The bonus/malus system is compulsory in France, but we will only use it here as a possible feature. The coefficient is attached to the driver. It starts at 1 for young drivers (i.e. first year of insurance). Then, every year without claim, the bonus decreases by 5 percent until it reaches its minimum of 0.5. Without any claim, the bonus evolution would then be : 1 \(->\) 0.95 \(->\) 0.9 \(->\) 0.85 \(->\) 0.8 \(->\) 0.76 \(->\) 0.72 \(->\) 0.68 \(->\) 0.64 \(->\) 0.6 \(->\) 0.57 \(->\) 0.54 \(->\) 0.51 \(->\) 0.5. Every time the driver causes a claim (only certain types of claims are taken into account), the coefficient increases by 25 percent, with a maximum of 3.5. Thus, the range of bonus/malus coefficient extends from 0.5 to 3.5 in the datasets.
Source
Datasets from unknown private insurers.
See https://freakonometrics.hypotheses.org/20034 for the first pricing game.
See https://actinfo.hypotheses.org/69 for the second pricing game.

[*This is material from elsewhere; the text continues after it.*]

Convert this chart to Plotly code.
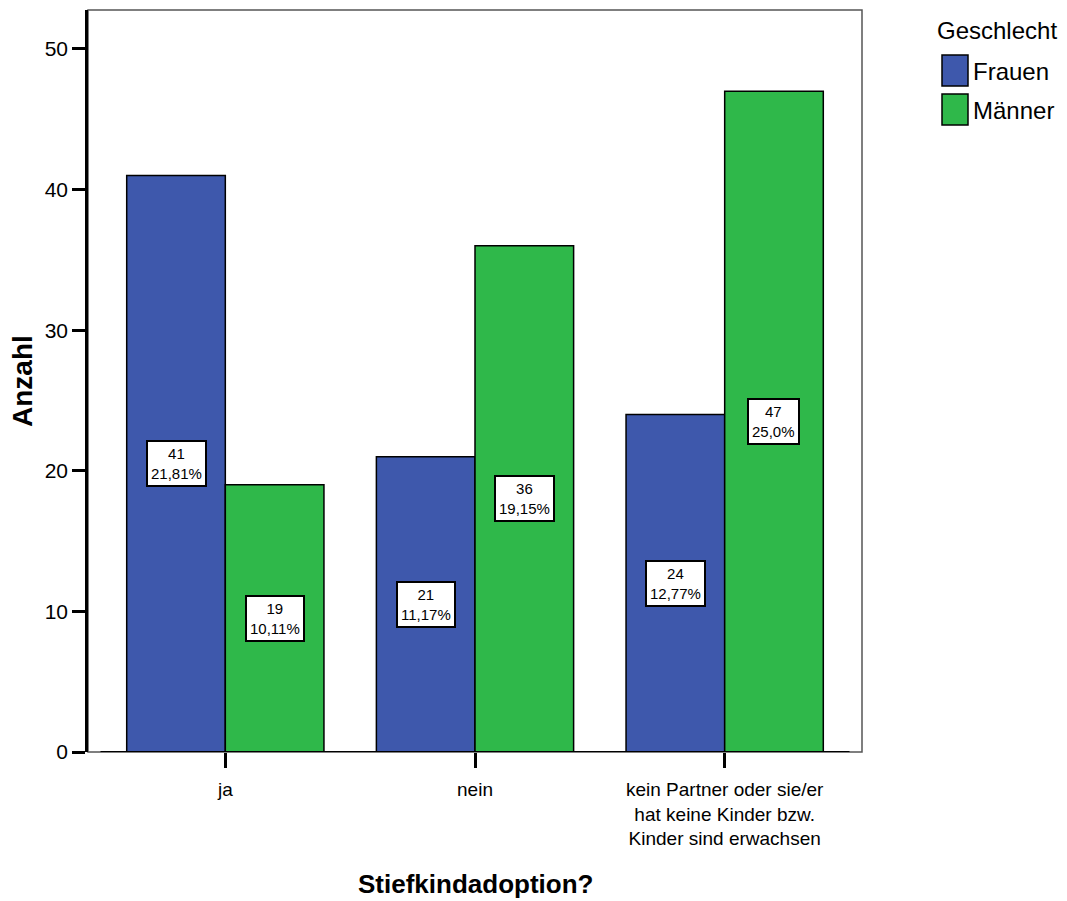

See https://actinfo.hypotheses.org/86 for the third pricing game.
Examples
# (1) load of data
#
data(pg15training)
data(pg15pricing)
data(pg16trainpol)
data(pg16trainclaim)
data(pg16test)
data(pg17trainpol)
data(pg17trainclaim)
data(pg17testyear1)
# (2) some check
# should be zero
sum(!pg16trainclaim$PolicyID %in% pg16trainpol$PolicyID)
#> [1] 0
# should be true
NROW(pg16trainclaim) == sum(pg16trainpol$ClaimNb)
#> [1] TRUE